At Sashimi DC, Goto Islands bluefin tuna is ikejime-processed at Hosei Suisan and transported to Washington DC via Fukuoka and Haneda — roughly 48 hours from Miyazaki to the shop. Sasshu Salmon from Kagoshima is likewise ikejime-processed and never frozen, preserving both the IMP content and the tissue structure that supports its characteristic flavor profile.
Sources
- Jung H., Lee S.-K., Oh J. (2026). Descriptive Sensory Characterization of Raw Atlantic Salmon and Pacific Bluefin Tuna Sashimi. Journal of Sensory Studies, 41(2), e70130.
- Shigemura N., Shirosaki S., Sanematsu K., Yoshida R., Ninomiya Y. (2009). Genetic and Molecular Basis of Individual Differences in Human Umami Taste Perception. PLOS ONE, 4(8), e6717.

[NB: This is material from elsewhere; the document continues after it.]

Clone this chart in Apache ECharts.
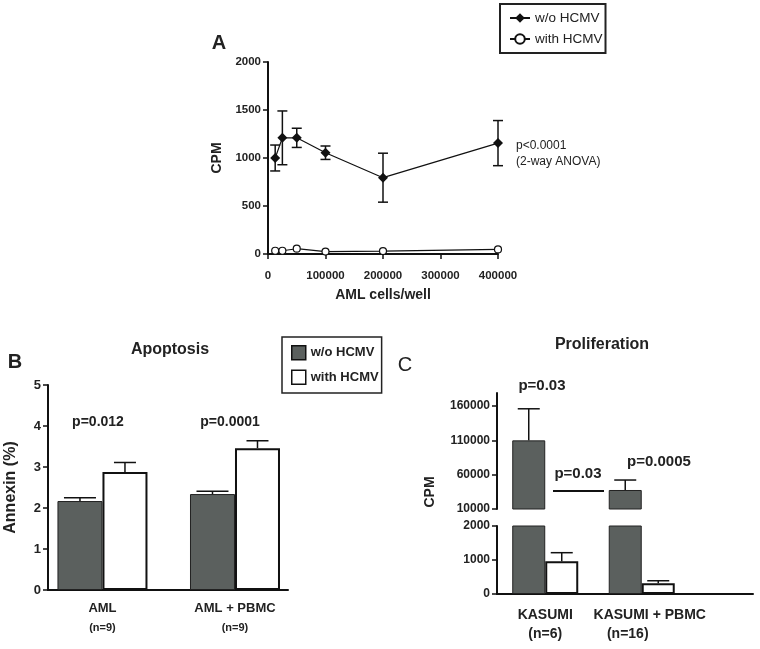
<!DOCTYPE html>
<html>
<head>
<meta charset="utf-8">
<script src="https://cdn.jsdelivr.net/npm/echarts@6/dist/echarts.min.js"></script>
<style>
  html, body { margin: 0; padding: 0; background: #fff; }
  #main { width: 760px; height: 649px; }
</style>
</head>
<body>
<div id="main"></div>
<script>
// Panel A: CPM vs AML cells/well
const aCells = [12500, 25000, 50000, 100000, 200000, 400000];
const aWithout = [1000, 1210, 1210, 1055, 795, 1155];
const aWithoutErr = [135, 280, 100, 70, 255, 235];
const aWith = [34, 34, 55, 25, 30, 48];

// Panel B: apoptosis
const bCats = ['AML', 'AML + PBMC'];
const bN = ['(n=9)', '(n=9)'];
const bWithout = [2.17, 2.34];
const bWithoutErr = [0.08, 0.07];
const bWith = [2.88, 3.46];
const bWithErr = [0.23, 0.18];

// Panel C: proliferation (broken axis)
const cCats = ['KASUMI', 'KASUMI + PBMC'];
const cN = ['(n=6)', '(n=16)'];
const cWithout = [110000, 37700];
const cWithoutErr = [46000, 14500];
const cWith = [960, 315];
const cWithErr = [255, 75];
const cUpperTicks = [10000, 60000, 110000, 160000];

const FONT = '"Liberation Sans", Arial, sans-serif';
const INK = '#222';
const DARK = '#5b605e';

let myChart = echarts.init(document.getElementById('main'));

// groups sit at x = 1, 2 on a value axis
const pos = arr => arr.map((_, i) => i + 1);
const pairs = (xs, vs) => vs.map((v, i) => [xs[i], v]);
const triples = (xs, vs, es) => vs.map((v, i) => [xs[i], v, es[i]]);

// error bar drawer, offset = px from group centre
function errBars(offset, capW, twoSided) {
  return function (params, api) {
    let x = api.value(0), v = api.value(1), e = api.value(2);
    let p = api.coord([x, v]);
    let t = api.coord([x, v + e]);
    let b = twoSided ? api.coord([x, v - e]) : p;
    let cx = p[0] + offset;
    let st = {stroke: '#111', lineWidth: 1.5};
    let kids = [
      {type: 'line', shape: {x1: cx, y1: b[1], x2: cx, y2: t[1]}, style: st},
      {type: 'line', shape: {x1: cx - capW / 2, y1: t[1], x2: cx + capW / 2, y2: t[1]}, style: st}
    ];
    if (twoSided) kids.push({type: 'line', shape: {x1: cx - capW / 2, y1: b[1], x2: cx + capW / 2, y2: b[1]}, style: st});
    return {type: 'group', children: kids};
  };
}

const tickLabel = (size) => ({color: INK, fontFamily: FONT, fontWeight: 'bold', fontSize: size});
const plain = v => String(v);
const axLine = {show: true, onZero: false, lineStyle: {color: '#111', width: 2}};
const yTick = {show: true, length: 5, lineStyle: {color: '#111', width: 1.5}};

function txt(x, y, text, size, opts) {
  return Object.assign({
    type: 'text', x: x, y: y,
    style: {text: text, fill: INK, font: 'bold ' + size + 'px ' + FONT, textAlign: 'center', textVerticalAlign: 'middle'}
  }, opts || {});
}

let bX = pos(bCats), cX = pos(cCats);

let option = {
  backgroundColor: '#fff',
  animation: false,
  grid: [
    {left: 268, top: 62, width: 230, height: 192},
    {left: 48, top: 385, width: 240, height: 205},
    {left: 497, top: 393, width: 256, height: 116},
    {left: 497, top: 526, width: 256, height: 68}
  ],
  legend: [
    {
      data: ['w/o HCMV', 'with HCMV'],
      orient: 'vertical', left: 500, top: 4,
      padding: [7, 3, 7, 9], itemGap: 7, itemWidth: 20, itemHeight: 12,
      borderColor: '#222', borderWidth: 2,
      textStyle: {fontFamily: FONT, fontSize: 13.5, color: INK}
    },
    {
      data: ['B: w/o HCMV', 'B: with HCMV'],
      formatter: n => n.slice(3),
      orient: 'vertical', left: 282, top: 337, icon: 'rect',
      padding: [8, 3, 8, 9], itemGap: 9, itemWidth: 14, itemHeight: 14,
      borderColor: '#222', borderWidth: 1.5,
      itemStyle: {borderColor: '#111', borderWidth: 1.5},
      textStyle: {fontFamily: FONT, fontSize: 13, fontWeight: 'bold', color: INK}
    }
  ],
  xAxis: [
    {
      gridIndex: 0, type: 'value', min: 0, max: 400000, interval: 100000,
      name: 'AML cells/well', nameLocation: 'middle', nameGap: 34,
      nameTextStyle: tickLabel(14),
      axisLine: axLine, axisTick: {length: 5, lineStyle: {color: '#111', width: 1.5}},
      axisLabel: Object.assign(tickLabel(11.5), {margin: 16, formatter: plain}),
      splitLine: {show: false}
    },
    {
      gridIndex: 1, type: 'value', min: 0.589, max: 2.4,
      axisLine: axLine, axisTick: {show: false}, splitLine: {show: false},
      axisLabel: {
        margin: 8, lineHeight: 20, customValues: bX,
        formatter: v => {
          let i = Math.round(v) - 1;
          return '{a|' + bCats[i] + '}\n{n|' + bN[i] + '}';
        },
        rich: {a: tickLabel(13), n: tickLabel(11)}
      }
    },
    {
      gridIndex: 2, type: 'value', min: 0.5, max: 3.153,
      axisLine: {show: false}, axisTick: {show: false}, axisLabel: {show: false}, splitLine: {show: false}
    },
    {
      gridIndex: 3, type: 'value', min: 0.5, max: 3.153,
      axisLine: axLine, axisTick: {show: false}, splitLine: {show: false},
      axisLabel: {
        margin: 12, lineHeight: 19, customValues: cX,
        formatter: v => {
          let i = Math.round(v) - 1;
          return i === 0
            ? '{k|' + cCats[i] + '}\n{k|' + cN[i] + '}'
            : '{k2|' + cCats[i] + '}\n{n2|' + cN[i] + '}';
        },
        rich: {
          k: tickLabel(14),
          k2: Object.assign(tickLabel(14), {padding: [0, 0, 0, 16]}),
          n2: Object.assign(tickLabel(14), {padding: [0, 28, 0, 0]})
        }
      }
    }
  ],
  yAxis: [
    {
      gridIndex: 0, type: 'value', min: 0, max: 2000, interval: 500,
      name: 'CPM', nameLocation: 'middle', nameGap: 44, nameTextStyle: tickLabel(14),
      axisLine: axLine, axisTick: yTick,
      axisLabel: Object.assign(tickLabel(11.5), {margin: 7, formatter: plain}),
      splitLine: {show: false}
    },
    {
      gridIndex: 1, type: 'value', min: 0, max: 5, interval: 1,
      name: 'Annexin (%)', nameLocation: 'middle', nameGap: 29, nameTextStyle: tickLabel(16),
      axisLine: axLine, axisTick: yTick,
      axisLabel: Object.assign(tickLabel(13), {margin: 7}),
      splitLine: {show: false}
    },
    {
      gridIndex: 2, type: 'value', min: 10000, max: 179000,
      axisLine: axLine,
      axisTick: Object.assign({customValues: cUpperTicks}, yTick),
      axisLabel: Object.assign(tickLabel(12), {margin: 7, customValues: cUpperTicks, formatter: plain}),
      splitLine: {show: false}
    },
    {
      gridIndex: 3, type: 'value', min: 0, max: 2000, interval: 1000,
      axisLine: axLine, axisTick: yTick,
      axisLabel: Object.assign(tickLabel(12), {margin: 7, formatter: plain}),
      splitLine: {show: false}
    }
  ],
  series: [
    // A
    {
      name: 'w/o HCMV', type: 'line', xAxisIndex: 0, yAxisIndex: 0,
      data: pairs(aCells, aWithout),
      symbol: 'diamond', symbolSize: 10,
      itemStyle: {color: '#111'}, lineStyle: {color: '#111', width: 1.2}, z: 4
    },
    {
      name: 'with HCMV', type: 'line', xAxisIndex: 0, yAxisIndex: 0,
      data: pairs(aCells, aWith),
      symbol: 'circle', symbolSize: 7,
      itemStyle: {color: '#fff', borderColor: '#111', borderWidth: 1.2},
      lineStyle: {color: '#111', width: 1.2}, z: 4
    },
    {
      type: 'custom', xAxisIndex: 0, yAxisIndex: 0,
      data: triples(aCells, aWithout, aWithoutErr),
      renderItem: errBars(0, 10, true), z: 3
    },
    // B
    {
      name: 'B: w/o HCMV', type: 'bar', xAxisIndex: 1, yAxisIndex: 1,
      data: pairs(bX, bWithout), barWidth: 45, barGap: '0%',
      itemStyle: {color: DARK, borderColor: '#222', borderWidth: 1}
    },
    {
      name: 'B: with HCMV', type: 'bar', xAxisIndex: 1, yAxisIndex: 1,
      data: pairs(bX, bWith), barWidth: 45, barGap: '0%',
      itemStyle: {color: '#fff', borderColor: '#111', borderWidth: 2}
    },
    {
      type: 'custom', xAxisIndex: 1, yAxisIndex: 1,
      data: triples(bX, bWithout, bWithoutErr),
      renderItem: errBars(-22.5, 32, false), z: 3
    },
    {
      type: 'custom', xAxisIndex: 1, yAxisIndex: 1,
      data: triples(bX, bWith, bWithErr),
      renderItem: errBars(22.5, 22, false), z: 3
    },
    // C upper
    {
      name: 'C: w/o HCMV', type: 'bar', xAxisIndex: 2, yAxisIndex: 2,
      data: pairs(cX, cWithout), barWidth: 33, barGap: '0%',
      itemStyle: {color: DARK, borderColor: '#222', borderWidth: 1}
    },
    {
      name: 'C: with HCMV', type: 'bar', xAxisIndex: 2, yAxisIndex: 2,
      data: pairs(cX, cWith), barWidth: 33, barGap: '0%',
      itemStyle: {color: '#fff', borderColor: '#111', borderWidth: 2}
    },
    {
      type: 'custom', xAxisIndex: 2, yAxisIndex: 2, clip: true,
      data: triples(cX, cWithout, cWithoutErr),
      renderItem: errBars(-16.5, 22, false), z: 3
    },
    // C lower
    {
      name: 'C: w/o HCMV', type: 'bar', xAxisIndex: 3, yAxisIndex: 3,
      data: pairs(cX, cWithout), barWidth: 33, barGap: '0%',
      itemStyle: {color: DARK, borderColor: '#222', borderWidth: 1}
    },
    {
      name: 'C: with HCMV', type: 'bar', xAxisIndex: 3, yAxisIndex: 3,
      data: pairs(cX, cWith), barWidth: 33, barGap: '0%',
      itemStyle: {color: '#fff', borderColor: '#111', borderWidth: 2}
    },
    {
      type: 'custom', xAxisIndex: 3, yAxisIndex: 3, clip: true,
      data: triples(cX, cWith, cWithErr),
      renderItem: errBars(16.5, 22, false), z: 3
    }
  ],
  graphic: [
    txt(219, 43, 'A', 20),
    {type: 'text', x: 516, y: 146, style: {text: 'p<0.0001', fill: INK, font: '12px ' + FONT, textAlign: 'left', textVerticalAlign: 'middle'}},
    {type: 'text', x: 516, y: 162, style: {text: '(2-way ANOVA)', fill: INK, font: '12px ' + FONT, textAlign: 'left', textVerticalAlign: 'middle'}},
    txt(15, 362, 'B', 20),
    txt(170, 350, 'Apoptosis', 16),
    txt(98, 422, 'p=0.012', 14),
    txt(230, 422, 'p=0.0001', 14),
    {type: 'text', x: 405, y: 365, style: {text: 'C', fill: INK, font: '20px ' + FONT, textAlign: 'center', textVerticalAlign: 'middle'}},
    txt(602, 345, 'Proliferation', 16),
    txt(430, 492, 'CPM', 14, {rotation: Math.PI / 2}),
    txt(542, 386, 'p=0.03', 15),
    txt(578, 474, 'p=0.03', 15),
    txt(659, 462, 'p=0.0005', 15),
    {type: 'line', shape: {x1: 553, y1: 491, x2: 604, y2: 491}, style: {stroke: '#111', lineWidth: 2}}
  ]
};
myChart.setOption(option);
</script>
</body>
</html>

- Diepeveen J., Moerdijk-Poortvliet T.C.W., van der Leij F.R. (2022). Molecular insights into human taste perception and umami tastants: A review. Journal of Food Science, 87(4), 1449–1465.
- Lee K.M., Son M., Kang J.H. et al. (2018). A triangle study of human, instrument and bioelectronic nose for non-destructive sensing of seafood freshness. Scientific Reports, 8, 547.
- Wallrabenstein I., Kuklan J., Weber L. et al. (2013). Human Trace Amine-Associated Receptor TAAR5 Can Be Activated by Trimethylamine. PLOS ONE, 8(2), e54950.
- Wallrabenstein I., Singer M., Panten J., Hatt H., Gisselmann G. (2015). Timberol® Inhibits TAAR5-Mediated Responses to Trimethylamine and Influences the Olfactory Threshold in Humans. PLOS ONE, 10(12), e0144704.
- Liu L., Zhao Y., Xu X., Zeng M. (2023). Research progress of fishy odor in aquatic products: From substance identification, formation mechanism, to elimination pathway. Food Bioscience.
- Dai W., He S., Huang L. et al. (2024). Strategies to reduce fishy odor in aquatic products: Focusing on formation mechanism and mitigation means. Food Bioscience.